In un periodo (purtroppo) caratterizzato da ricordi e celebrazioni, è d’obbligo ricordare una figura come Enzo Bearzot, il grande “Vecio” del calcio italiano, scomparso dieci anni fa, il 21 dicembre 2010, all’età di 83 anni. Friulano, prima giocatore e poi allenatore, Bearzot, oltre ad aver guidato la nazionale alla conquista del mondiale di Spagna (1982) è l’unico commissario tecnico ad aver condotto gli azzurri in tre edizioni (1978-82-86) e ad aver collezionato ben 104 presenze sulla panchina italiana. Ma non sono questi record, a dar la cifra del Vecio, uomo di un’altra epoca, nel senso migliore del termine.
Amava il calcio, ma era anche un uomo di cultura, appassionato di storia e di jazz, capace di lucide innovazioni senza assumere quel ruolo da profeta che piace a molti suoi colleghi. Fu il Vecio a lanciare Rossi e Cabrini ai mondiali del 1978 e fu sempre Bearzot, nel 1982, a richiamare in nazionale lo stesso Rossi che veniva da una lunga squalifica per il calcio scommesse. Bearzot era così: tutto di un pezzo. Nonostante le critiche, gli sberleffi (indimenticabile il Processo del lunedì di Biscardi durante la prima fase del Mundial di Spagna) e alcune prestazioni non certo impeccabili di Rossi in quelle prime partite, Bearzot non arretrò di un millimetro dando sempre fiducia al suo centravanti. Difendendolo anche quando sembrava indifendibile. In Spagna, trasformò una squadra di calcio in un gruppo vincente e i fatti gli diedero ragione: Paolo Rossi diventò Pablito e l’Italia vinse il terzo mondiale della sua storia. Un’impresa memorabile, fortissimamente voluta da Bearzot, il Vecio dal cuore grande e l’occhio lungo. E che, a fine 1982, permetterà al centravanti di mostrare a tutti il trofeo di calciatore più forte del pianeta, il Pallone d’Oro.
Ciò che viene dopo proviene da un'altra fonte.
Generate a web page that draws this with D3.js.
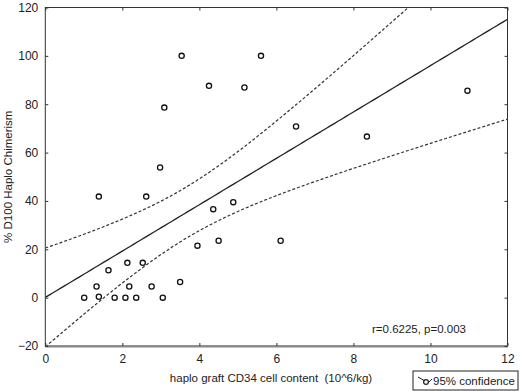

Il 21 dicembre 2010 ci lasciava, senza aver mai, nemmeno per un attimo, abusato del successo, senza mai vendicarsi di chi lo mise alla gogna. Un “hombre vertical”. Amava i classici latini, i poeti turchi e fu felice della sua scoperta di Hemingway, scrittore dalle frasi secche, sincere, vere. La sua Italia era autentica come la scrittura dell’autore di “Il vecchio e il mare”: pensava alla concretezza, un football fatto di realismo, con lampi di poesia pura. Fu Giovanni Arpino a far diventare Bearzot “il Vecio” nel suo romanzo “Azzurro tenebra”.
Enzo amava parlare dei suoi “splendidi ragazzi”, di quel “gruppo di valorosi”. E aveva un figlio prediletto: Paolo Rossi, il suo Pablito, che ci ha lasciato appena quindici giorni fa.
Bearzot e Pablito rappresentano il nostro orgoglio e la nostra nostalgia. Resteranno per sempre due stelle: così piene di luce e di bellezza, di chi ama il calcio come fosse poesia.
Ora ci piace pensarli insieme, il Vecio e il suo Bomber. Stretti in un abbraccio senza fine tra una partita a scopone e due chiacchiere sui quei gol che “fecero piangere il Brasile”, come recita il libro con il quale Paolo Rossi ci ha lasciato la sua autobiografia.